The bill, although aimed at stopping piracy, has many far-reaching, controversial measures, as summarized within the ad itself:
We support the bills’ stated goals—providing additional enforcement tools to combat foreign “rogue” websites that are dedicated to copyright infringement or counterfeiting. Unfortunately, the bills as drafted would expose law-abiding U.S. Internet and technology companies to new and uncertain liabilities, private rights of action, and technology mandates that would require monitoring of websites. We are concerned that these measures pose a serious risk to our industry’s continued track record of innovation and job creation, as well as to our nation’s cybersecurity. We cannot support these bills as written and ask that you consider more targeted ways to combat foreign “rogue” websites dedicated to copyright infringement and trademark counterfeiting, while preserving the innovation and dynamism that has made the Internet such an important driver of economic growth and job creation.
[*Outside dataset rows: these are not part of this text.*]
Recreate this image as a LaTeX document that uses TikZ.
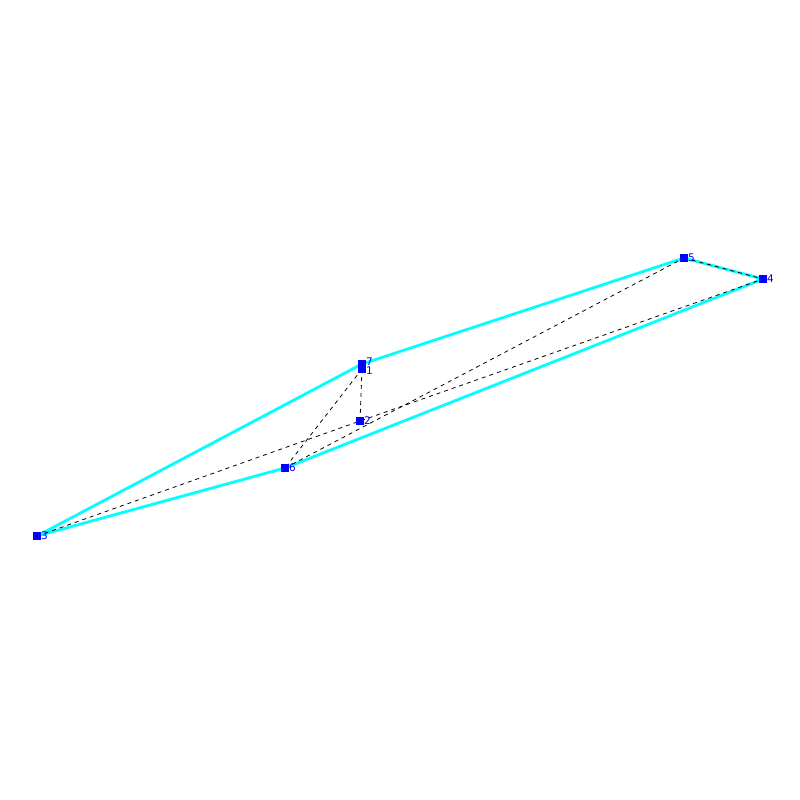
\documentclass[tikz,border=0pt]{standalone}
\usepackage{fontspec}
\setmainfont{DejaVu Sans}
\usetikzlibrary{calc}
\definecolor{cy}{RGB}{0,255,255}
\definecolor{bl}{RGB}{0,0,255}
\begin{document}
\begin{tikzpicture}[x=1pt,y=-1pt,
  edge/.style={cy,line width=2.8pt,line join=bevel},
  hid/.style={black,line width=0.8pt,dash pattern=on 4pt off 4pt},
  mk/.style={fill=bl,draw=none},
  lab/.style={text=bl,font=\fontsize{10.5}{10.5}\selectfont,anchor=west,inner sep=0pt}]
\useasboundingbox (0,0) rectangle (800,800);
\coordinate (n1) at (362,369);
\coordinate (n7) at (362,364);
\coordinate (n2) at (360,421);
\coordinate (n3) at (37,536);
\coordinate (n4) at (763,279);
\coordinate (n5) at (684,258);
\coordinate (n6) at (285,468);
% visible edges
\draw[edge] (n7) -- (n5) -- (n4) -- (n6) -- (n3) -- cycle;
% hidden edges
\draw[hid] (n1) -- (n2);
\draw[hid] (n1) -- (n6);
\draw[hid] (n3) -- (n2) -- (n4);
\draw[hid] (n6) -- (n5);
\draw[hid] (n5) -- (n4);
% markers
\foreach \p in {n1,n7,n2,n3,n4,n5,n6}{
  \fill[mk] ($(\p)+(-4,-4)$) rectangle ($(\p)+(4,4)$);
}
\node[lab] (l1) at ($(n1)+(4,2)$) {1};
\node[lab] (l7) at ($(n7)+(4,-2)$) {7};
\node[lab] (l2) at ($(n2)+(4,0)$) {2};
\node[lab] (l3) at ($(n3)+(4,0)$) {3};
\node[lab] (l4) at ($(n4)+(4,0)$) {4};
\node[lab] (l5) at ($(n5)+(4,0)$) {5};
\node[lab] (l6) at ($(n6)+(4,0)$) {6};
\end{tikzpicture}
\end{document}
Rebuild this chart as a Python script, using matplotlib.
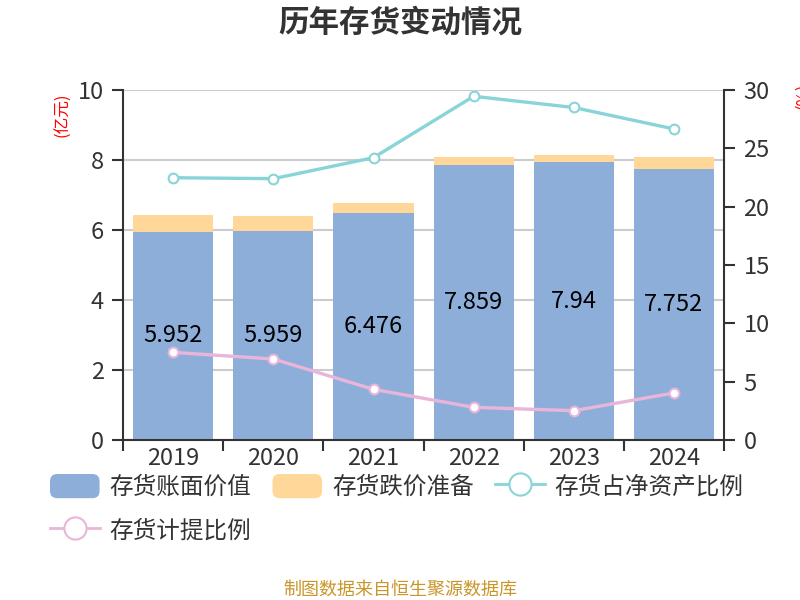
import matplotlib
matplotlib.use("Agg")
import matplotlib.pyplot as plt
from matplotlib.patches import Patch, FancyBboxPatch
from matplotlib.lines import Line2D
from matplotlib.legend_handler import HandlerPatch
import numpy as np

plt.rcParams['font.family'] = ['Noto Sans CJK SC', 'DejaVu Sans']

# data
years = ['2019', '2020', '2021', '2022', '2023', '2024']
book_value = [5.952, 5.959, 6.476, 7.859, 7.94, 7.752]
impairment = [0.48, 0.44, 0.30, 0.23, 0.20, 0.33]
ratio_net_assets = [22.48, 22.40, 24.2, 29.46, 28.5, 26.66]
provision_ratio = [7.51, 6.94, 4.34, 2.80, 2.51, 4.03]

blue = '#8EAEDA'
orange = '#FFD899'
teal = '#88D4D8'
pink = '#E9B5D8'
dark = '#333333'


class RoundPatchHandler(HandlerPatch):
    # rounded legend boxes like the original
    def create_artists(self, legend, orig_handle, xdescent, ydescent,
                       width, height, fontsize, trans):
        p = FancyBboxPatch((-xdescent, -ydescent), width, height,
                           boxstyle='round,pad=0,rounding_size=%f' % (height * 0.3),
                           facecolor=orig_handle.get_facecolor(), edgecolor='none',
                           transform=trans)
        return [p]


fig = plt.figure(figsize=(8, 6), dpi=100)
ax = fig.add_axes([0.154, 0.2667, 0.751, 0.5833])
x = np.arange(len(years))

ax.bar(x, book_value, width=0.8, color=blue, zorder=2)
ax.bar(x, impairment, width=0.8, bottom=book_value, color=orange, zorder=2)
for xi, v in zip(x, book_value):
    ax.text(xi, v / 2, f'{v:g}', ha='center', va='center', fontsize=17, color='black', zorder=4)

ax.set_xlim(-0.5, len(years) - 0.5)
ax.set_ylim(0, 10)
ax.set_yticks(range(0, 11, 2))
ax.set_xticks(np.arange(-0.5, len(years), 1))
ax.set_xticklabels([])
ax.set_xticks(x, minor=True)
ax.set_xticklabels(years, minor=True)
ax.tick_params(axis='x', which='major', length=8, width=1.5, color=dark)
ax.tick_params(axis='x', which='minor', length=0, pad=5, labelsize=17, labelcolor=dark)
ax.tick_params(axis='y', length=8, width=1.5, color=dark, labelsize=17, labelcolor=dark, pad=6)
ax.grid(axis='y', color='#CCCCCC', linewidth=1.5, zorder=0)
ax.set_axisbelow(True)
for s in ['top', 'right']:
    ax.spines[s].set_visible(False)
for s in ['left', 'bottom']:
    ax.spines[s].set_color(dark)
    ax.spines[s].set_linewidth(1.5)

ax2 = ax.twinx()
ax2.set_ylim(0, 30)
ax2.set_yticks(range(0, 31, 5))
ax2.plot(x, ratio_net_assets, color=teal, lw=2.4, marker='o', ms=7,
         mfc='white', mec=teal, mew=1.5, zorder=3)
ax2.plot(x, provision_ratio, color=pink, lw=2.4, marker='o', ms=7,
         mfc='white', mec=pink, mew=1.5, zorder=3)
ax2.tick_params(axis='y', length=8, width=1.5, color=dark, labelsize=17, labelcolor=dark, pad=6)
for s in ['top', 'left', 'bottom']:
    ax2.spines[s].set_visible(False)
ax2.spines['right'].set_color(dark)
ax2.spines['right'].set_linewidth(1.5)

fig.text(0.079, 0.808, '(亿元)', rotation=90, color='red', fontsize=12, ha='center', va='center')
fig.text(1.003, 0.84, '(%)', rotation=90, color='red', fontsize=12, ha='center', va='center')

fig.text(0.5, 0.962, '历年存货变动情况', ha='center', va='center', fontsize=22,
         fontweight='bold', color=dark)
fig.text(0.5, 0.017, '制图数据来自恒生聚源数据库', ha='center', va='center', fontsize=13,
         color='#C9962B')

handles = [
    Patch(facecolor=blue, label='存货账面价值'),
    Line2D([], [], color=pink, lw=2, marker='o', ms=16, mfc='white', mec=pink, mew=1.5,
           label='存货计提比例'),
    Patch(facecolor=orange, label='存货跌价准备'),
    Line2D([], [], color=teal, lw=2, marker='o', ms=16, mfc='white', mec=teal, mew=1.5,
           label='存货占净资产比例'),
]
fig.legend(handles=handles, ncol=3, loc='upper left', bbox_to_anchor=(0.0625, 0.21),
           frameon=False, fontsize=17, handlelength=2.1, handleheight=1.2,
           handletextpad=0.42, columnspacing=0.9, labelspacing=0.8,
           borderaxespad=0, borderpad=0, labelcolor=dark,
           handler_map={Patch: RoundPatchHandler()})

fig.savefig('out.png', dpi=100)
One issue merits special attention. We are very concerned that the bills as written would seriously undermine the effective mechanism Congress enacted in the Digital Millennium Copyright Act (DMCA) to provide a safe harbor for Internet companies that act in good faith to remove infringing content from their sites. Since their enactment in 1998, the DMCA’s safe harbor provisions for online service providers have been a cornerstone of the U.S. Internet and technology industry’s growth and jeopardize a foundational structure that has worked for content owners and Internet companies alike and provides certainty to innovators with new ideas for how people create, find, discuss, and share information lawfully online.